Kepala Dinas Perkebunan dan Hortikultura Provinsi Sulawesi Tenggara Ir Bambang MM (kemeja putih) memberi arahan kepada para Ketua Lembaga Ekonomi Masyarakat (LEM) Sejahtera se-Kabupaten Muna tarkait rencana pembangunan perkebunan tebu dan pabrik gula di daerah itu. LEM Sejahtera adalah organisasi kelembagaan petani di provinsi itu. Melalui LEM Sejahtera, para anggotanya di desa diberi penguatan untuk mandiri. Pengurusnya dikenal berintegritas, jujur, dan memiliki kemampuan manajerial. Foto Yamin Indas

Tanpa Baliho lagi

        MENURUT Bambang, PT WSA telah menjajal kemampuannya membangun industri gula di Gorontalo berkapasitas 6.000 ton. Pabrik itu kini telah beroperasi. Artinya, PT WSA telah memiliki referensi di bidang industri ini. Sehingga keseriusannya melebarkan usahanya di Sultra tak perlu diragukan. Dalam kaitan itu, para bupati yang ketempatan lokasi perkebunan tebu dan pabrik gula sangat ditunggu perannya untuk mengatasi masalah, misalnya persoalan lahan, dan lain-lain. Kementerian Kehutanan dan Kementerian Agraria harus bersinergi untuk menciptakan prestasi di sini (program swasembada gula nasional).
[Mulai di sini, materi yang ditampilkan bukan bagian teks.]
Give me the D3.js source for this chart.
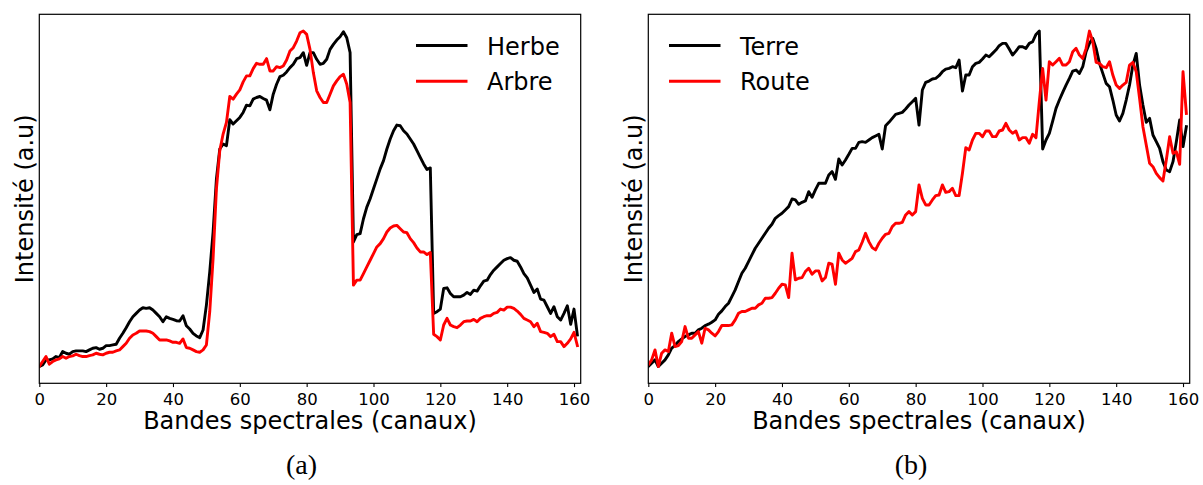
<!DOCTYPE html>
<html>
<head>
<meta charset="utf-8">
<script src="https://cdn.jsdelivr.net/npm/d3@7"></script>
<style>
  html, body { margin: 0; padding: 0; background: #fff; }
  svg { display: block; }
  text { font-family: "DejaVu Sans", sans-serif; fill: #000; }
  .caption { font-family: "Liberation Serif", "DejaVu Serif", serif; }
</style>
</head>
<body>
<svg id="fig" width="1203" height="485"></svg>
<script>
// Spectral signatures, one intensity value per channel (0..161), arbitrary units.
const herbe = [15,20,35,35,38,45,42,60,55,52,
  60,62,62,62,60,65,70,72,67,70,
  78,78,80,82,100,115,132,150,165,175,
  185,192,190,192,185,175,165,150,165,160,
  157,153,152,168,138,128,115,107,102,125,
  200,300,420,580,670,685,680,758,745,755,
  765,780,802,800,820,825,828,822,817,788,
  835,865,888,892,902,915,925,942,945,960,
  922,960,960,940,925,928,940,970,985,998,
  1008,1023,1005,960,390,412,415,460,495,520,
  550,580,610,635,670,700,725,742,740,725,
  715,700,685,665,645,625,608,613,175,180,
  188,250,252,235,225,225,225,230,238,232,
  245,242,258,272,275,292,305,315,325,335,
  340,343,335,332,315,295,282,260,238,248,
  218,215,195,175,195,165,155,175,198,142,
  188,110];

const arbre = [15,30,45,22,30,35,38,45,40,45,
  47,52,48,45,45,48,50,55,52,50,
  55,58,58,62,65,75,85,100,110,115,
  122,122,122,120,115,105,95,95,95,92,
  88,88,85,98,72,70,65,60,58,65,
  80,180,340,550,665,715,750,828,820,835,
  848,872,890,890,912,928,925,925,942,905,
  905,918,915,920,938,965,975,995,1020,1025,
  1015,970,900,845,825,810,810,835,860,875,
  888,895,865,810,260,275,275,295,315,335,
  355,375,385,400,420,432,438,440,430,420,
  418,400,388,372,360,360,352,358,112,105,
  95,140,160,140,135,132,140,150,152,152,
  157,150,160,165,168,168,175,178,188,185,
  194,194,190,182,172,160,155,150,135,145,
  120,118,115,105,112,90,90,75,85,98,
  118,78];

const terre = [15,25,35,15,25,35,50,70,78,90,
  98,105,110,115,115,125,130,138,142,148,
  155,172,182,195,205,225,245,270,295,310,
  330,350,370,385,400,415,430,442,460,468,
  475,485,495,518,515,502,508,512,540,523,
  545,565,565,565,590,600,577,638,620,635,
  652,670,670,688,690,688,695,702,707,712,
  668,738,748,760,772,775,778,788,800,810,
  820,740,845,868,872,878,880,888,900,908,
  910,915,912,935,842,890,890,915,925,928,
  938,950,945,955,965,978,985,985,968,950,
  962,975,975,970,985,990,1012,1022,668,695,
  715,752,790,815,838,860,880,902,905,895,
  915,960,985,1000,970,925,895,865,855,815,
  770,752,775,815,860,920,955,860,800,748,
  760,710,690,670,630,605,600,630,690,755,
  675,735];

const route = [20,35,65,15,55,65,60,115,75,78,
  90,135,100,100,110,120,85,130,125,115,
  107,120,138,138,138,140,155,175,180,180,
  185,190,190,200,205,220,220,222,235,250,
  262,260,222,355,275,280,282,300,310,292,
  302,302,272,282,325,322,262,355,335,325,
  332,340,360,365,388,415,390,372,365,385,
  400,412,415,435,445,445,448,470,480,470,
  480,560,520,500,500,515,528,530,560,538,
  540,550,528,528,595,672,665,695,715,715,
  705,722,722,705,705,722,725,745,725,715,
  722,695,702,702,685,712,702,810,910,815,
  930,920,930,940,920,920,930,960,970,950,
  940,970,1022,990,928,925,915,912,930,890,
  860,850,860,868,920,928,900,820,735,680,
  625,615,595,582,572,635,705,655,660,622,
  900,775];

const xTicks = [0, 20, 40, 60, 80, 100, 120, 140, 160];
const xLabel = "Bandes spectrales (canaux)";
const yLabel = "Intensité (a.u)";

const panels = [
  { left: 39.3, caption: "(a)", captionX: 301.5,
    series: [{ name: "Herbe", values: herbe, color: "#000" },
             { name: "Arbre", values: arbre, color: "#ff0000" }],
    legendX: 416 },
  { left: 648.3, caption: "(b)", captionX: 911,
    series: [{ name: "Terre", values: terre, color: "#000" },
             { name: "Route", values: route, color: "#ff0000" }],
    legendX: 669 }
];

const plotW = 541.4, plotTop = 14.3, plotBottom = 383.3;
const lineW = 2.9;
const svg = d3.select("#fig");

panels.forEach((p, i) => {
  const g = svg.append("g").attr("transform", `translate(${p.left},0)`);

  const x = d3.scaleLinear().domain([0, 162]).range([0, plotW]);
  const all = p.series.flatMap(s => s.values);
  const [lo, hi] = d3.extent(all);
  const pad = (hi - lo) * 0.05;
  const y = d3.scaleLinear().domain([lo - pad, hi + pad]).range([plotBottom, plotTop]);

  const clipId = `clip${i}`;
  g.append("clipPath").attr("id", clipId)
    .append("rect").attr("x", 0).attr("y", plotTop)
    .attr("width", plotW).attr("height", plotBottom - plotTop);

  const line = d3.line().x((d, k) => x(k)).y(d => y(d));

  p.series.forEach(s => {
    g.append("path")
      .attr("clip-path", `url(#${clipId})`)
      .attr("d", line(s.values))
      .attr("fill", "none")
      .attr("stroke", s.color)
      .attr("stroke-width", lineW)
      .attr("stroke-linejoin", "round")
      .attr("stroke-linecap", "square");
  });

  // x axis with ticks and labels
  const xAxis = d3.axisBottom(x).tickValues(xTicks).tickSize(3.8).tickPadding(4).tickFormat(d3.format("d"));
  const ax = g.append("g").attr("transform", `translate(0,${plotBottom})`).call(xAxis);
  ax.select(".domain").remove();
  ax.selectAll(".tick line").attr("stroke", "#000").attr("stroke-width", 1.1);
  ax.selectAll(".tick text")
    .attr("font-family", "DejaVu Sans")
    .attr("font-size", 16.5)
    .attr("fill", "#000")
    .attr("dy", null)
    .attr("y", 21.7);

  // frame
  g.append("rect")
    .attr("x", 0).attr("y", plotTop)
    .attr("width", plotW).attr("height", plotBottom - plotTop)
    .attr("fill", "none").attr("stroke", "#000").attr("stroke-width", 1.2);

  // axis titles
  g.append("text")
    .attr("x", plotW / 2).attr("y", 429)
    .attr("text-anchor", "middle")
    .attr("font-size", 24)
    .text(xLabel);

  g.append("text")
    .attr("transform", `translate(-6.6,${(plotTop + plotBottom) / 2}) rotate(-90)`)
    .attr("text-anchor", "middle")
    .attr("font-size", 24)
    .text(yLabel);

  // legend
  const lg = svg.append("g");
  p.series.forEach((s, k) => {
    const cy = 45.5 + k * 35.7;
    lg.append("line")
      .attr("x1", p.legendX).attr("x2", p.legendX + 51.5)
      .attr("y1", cy).attr("y2", cy)
      .attr("stroke", s.color).attr("stroke-width", lineW);
    lg.append("text")
      .attr("x", p.legendX + 71).attr("y", cy + 9)
      .attr("font-size", 24)
      .text(s.name);
  });

  // sub-figure caption
  svg.append("text")
    .attr("class", "caption")
    .attr("x", p.captionX).attr("y", 474)
    .attr("text-anchor", "middle")
    .attr("font-size", 28)
    .text(p.caption);
});
</script>
</body>
</html>
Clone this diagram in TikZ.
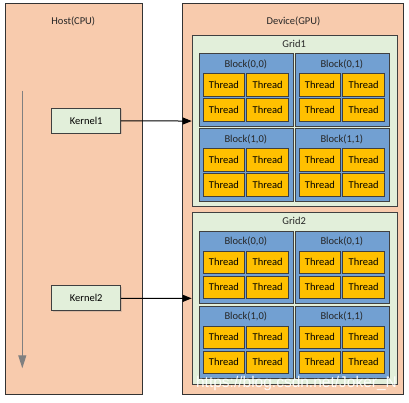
\documentclass[tikz,border=0pt]{standalone}
\usepackage{fontspec}
\setmainfont{Carlito}
\newfontfamily\wmfont{Liberation Sans}
\usetikzlibrary{arrows.meta,shadows}
\definecolor{peach}{HTML}{F8CBAD}
\definecolor{gridgreen}{HTML}{E2EFDA}
\definecolor{blockblue}{HTML}{72A0D2}
\definecolor{threadyel}{HTML}{FFC000}
\definecolor{edge}{HTML}{404040}
\begin{document}
\begin{tikzpicture}[x=1pt,y=-1pt,
  font=\fontsize{10.5}{12}\selectfont,
  panel/.style={draw=black!80, fill=peach, line width=0.8pt, anchor=north west, inner sep=0pt},
  gridbox/.style={draw=edge, fill=gridgreen, line width=0.8pt, anchor=north west, inner sep=0pt, minimum width=205pt, minimum height=171.3pt},
  blockbox/.style={draw=edge, fill=blockblue, line width=0.8pt, anchor=north west, inner sep=0pt, minimum width=93.5pt, minimum height=72.7pt},
  threadbox/.style={draw=edge, fill=threadyel, line width=0.8pt, anchor=north west, inner sep=0pt, minimum width=41.7pt, minimum height=22.7pt},
  kernelbox/.style={draw=edge, fill=gridgreen, line width=0.8pt, inner sep=0pt, minimum width=69pt, minimum height=25pt,
    drop shadow={shadow xshift=1.2pt, shadow yshift=-1.2pt, opacity=0.25}},
  lbl/.style={inner sep=0pt, text=black!85},
  launch/.style={draw=black, line width=1pt, -{Triangle[length=9pt,width=7pt]}},
  timeline/.style={draw=black!50, line width=1pt, -{Triangle[length=13pt,width=8pt]}}
]
\useasboundingbox (0,0) rectangle (409,403);
\node[panel, minimum width=136.7pt, minimum height=391pt] (host) at (5,3) {};
\node[panel, minimum width=221pt, minimum height=391pt] (device) at (181.7,3) {};
\node[lbl] (hostlbl) at (73.3,21) {Host(CPU)};
\node[lbl] (devlbl) at (293.5,21) {Device(GPU)};
\foreach \g/\gy in {1/35,2/212.3}{
  \node[gridbox] (grid\g) at (191.7,\gy) {};
  \node[lbl] (gridlbl\g) at (294.2,\gy+9) {Grid\g};
  \foreach \r in {0,1}{
    \foreach \c in {0,1}{
      \pgfmathsetmacro{\bx}{199+96*\c}
      \pgfmathsetmacro{\by}{\gy+18.3+75*\r}
      \node[blockbox] (b\g\r\c) at (\bx,\by) {};
      \node[lbl] (bl\g\r\c) at (\bx+46.75,\by+11) {Block(\r,\c)};
      \foreach \tr in {0,1}{
        \foreach \tc in {0,1}{
          \node[threadbox] (t\g\r\c\tr\tc) at (\bx+3.7+43.7*\tc,\by+20+25*\tr) {Thread};
        }
      }
    }
  }
}
\node[kernelbox] (k1) at (86.2,120.8) {Kernel1};
\node[kernelbox] (k2) at (86.2,298.3) {Kernel2};
\draw[launch] (k1.east) -- (grid1.west);
\draw[launch] (k2.east) -- (grid2.west);
\coordinate (tstart) at (22.3,90.7);
\coordinate (tend) at (22.3,368.3);
\draw[timeline] (tstart) -- (tend);
\node[inner sep=0pt, text=white, opacity=0.9, font=\wmfont\fontsize{15.5}{17}\selectfont] (wm) at (296.5,383) {https://blog.csdn.net/Joker\_N};
\end{tikzpicture}
\end{document}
        Proyek perkebunan tebu dan pabrik gula di Sulawesi Tenggara dilaksanakan dengan pola plasma yang melibatkan petani sekitar, dan pola perkebunan inti. Setiap pabrik membutuhkan lahan perkebunan inti 7.500 hingga 10.000 hektar. Kebun plasma tidak dibatasi, terserah kemampuan petani mengelola lahannya yang selama ini tak produktif. Menurut Bambang, pihak investor telah mendapatkan sebagian dari kebutuhan tersebut. Sebagian lagi masih dalam tahap proses karena  terkait pelepasan status lahan kehutanan menjadi areal peruntukkan lain (APL).

Rahmat bagi rakyat

          KABUPATEN Muna, termasuk daerah otonom baru Kabupaten Muna Barat, perlu diberi catatan khusus terkait kehadiran usaha perkebunan dan pabrik gula. Kondisi perekonomian rakyat di daerah tersebut pada dewasa ini sangat memprihatinkan. Hutan jati alam sudah lenyap dirambah oleh semua pihak termasuk oknum pejabat setempat. Hutan kayu mewah tersebut sebelumnya menjadi sumber persekonomian daerah dan masyarakat Muna. Usaha pertanian sebagai sumber mata pencaharian pokok tidak maju-maju. Usaha pertanian monokultur jagung tak kunjung dikembangkan menuju usaha pertanian modern yang menggunakan teknologi dalam rangka peningkatan produksi dan produksivitas. Petani masih terbelenggu pola tradisonal dengan menanam benih lokal yang produktivitasnya rata-rata di bawah satu ton per hektar. Kondisi infrastruktur seperti jalan dan jembatan juga masih jelek sehingga investor yang setengah-setengah,  makin ciut hatinya untuk berinvestasi di negeri yang pernah dikenal sebagai penghasil kayu jati alam terbesar di Indonesia, itu.

        Maka, kehadiran usaha perkebunan tebu dan pabrik gula di Muna merupakan rahmat bagi rakyat setempat. Kegiatan investasi itu akan menciptakan loncatan besar dalam proses pertumbuhan sosial dan ekonomi masyarakat dan daerah setempat. Syaratnya, petani secara disiplin dan tekun harus ikut menanam tebu sebagai plasma, harus mau bekerja dan terlibat dalam kegiatan proyek perkebunan inti dan pabrik gula. Pekerjaan baru ini hendaknya dilakukan sedemikian rupa agar tidak menghentikan usaha perkebunan jagung sebagai sumber ketahanan pangan.

        Usaha perkebunan tebu telah terbukti mampu meningkatkan perekonomian rakyat di Jawa. Setiap hektar tanaman tebu di sana saat ini bisa menghasilkan sekitar 5.000 ton tebu. Setiap ton dibeli pabrik gula sekitar Rp 400.000. Dengan usia panen sembilan bulan berarti, pendapatan petani mencapai sekitar Rp 20 juta selama waktu kurang lebih satu tahun. Jadi, memang terjadi sebuah loncatan besar jika dibanding pendapatan dari jagung lokal di bawah satu ton per hektar. Produksi ini juga  sebagian besar harus dikonsumsi untuk mempertahankan kelangsungan hidup.

        Program swasembada gula nasional dengan demikian mewujudkan janji-janji politik pemerintahan Jokowi-JK ketika kampanye, merealisasikan harapan Gubernur Sultra Nur Alam, dan yang jauh lebih penting adalah meningkatkan penghasilan rakyat yang selama ini masih terbelenggu pola pertanian tradisional. Dan tak kurang pentingnya adalah membebaskan kita dari kesan bangsa yang masih pandir, sebagaimana makna peribahasa yang dikutip saat membuka tulisan ini.